Saat ini Indonesia memang belum cocok
disandingkan dengan Singapura dan China. Namun Indonesia perlahan mulai
memperlihatkan produktivitasnya di kancah dunia, terutama dalam dunia ekonomi
pangan. Sebagai negara yang penduduknya mayoritas Muslim tentu Indonesia
memiliki keanekaragaman makanan dan minuman halal yang bila ditangani
profesional, tidak saja memiliki pasar di dalam negeri, tetapi juga pasar
ekspor.
Bahkan, tidak tertutup kemungkinan Indonesia
menjadi pusat produk halal dunia asalkan didukung produk yang berkualitas,
bercita rasa sesuai selera pasar, serta kemasan menarik dan juga memiliki harga
yang kompetitif. Industri fashion Muslim pun demikian. Sekarang model
dan konten-konten yang dibuat Indonesia menjadi daya tarik luar biasa bagi
industri mode di dunia. Beberapa tahun ke depan dijamin Indonesia akan menjadi pusat
mode Muslim dunia.
Teknologi informasi dan internet pun tak kalah.

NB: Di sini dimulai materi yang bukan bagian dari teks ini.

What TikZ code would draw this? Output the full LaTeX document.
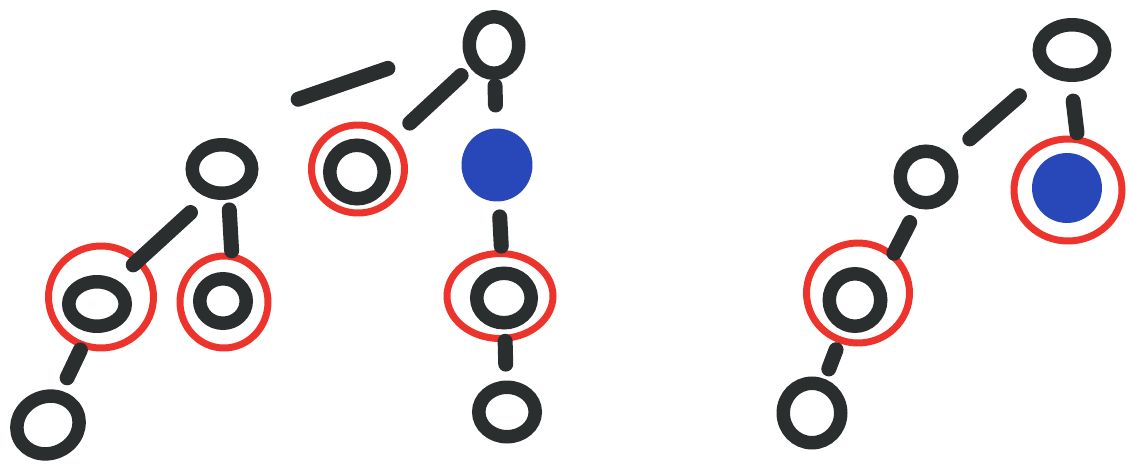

Arnold Sebastian Egg, founder sekaligus pimpinan Tokobagus.com
menyebutkan Indonesia akan menjadi pusat bisnis dunia, terutama bisnis online,
khususnya e-commerce. Pernyataan Arnold Sebastian Egg tersebut tidak
lepas dari posisi Indonesia yang menempati peringkat kelima sebagai negara
dengan pengakses internet terbesar dunia, setelah China, India, Brazil dan
Belanda.
Apalagi belakangan ini pemuda Indonesia sudah
semakin kreatif, mereka mulai melirik dunia entrepreneur atau
wirausaha seperti yang apa yang diupayakan oleh Siti. Namun hal ini harus
ditopang penuh oleh pemerintah dengan berbagai kebijakan yang rasional,
obyektif, dan tidak memberatkan mereka sebagai pengusaha.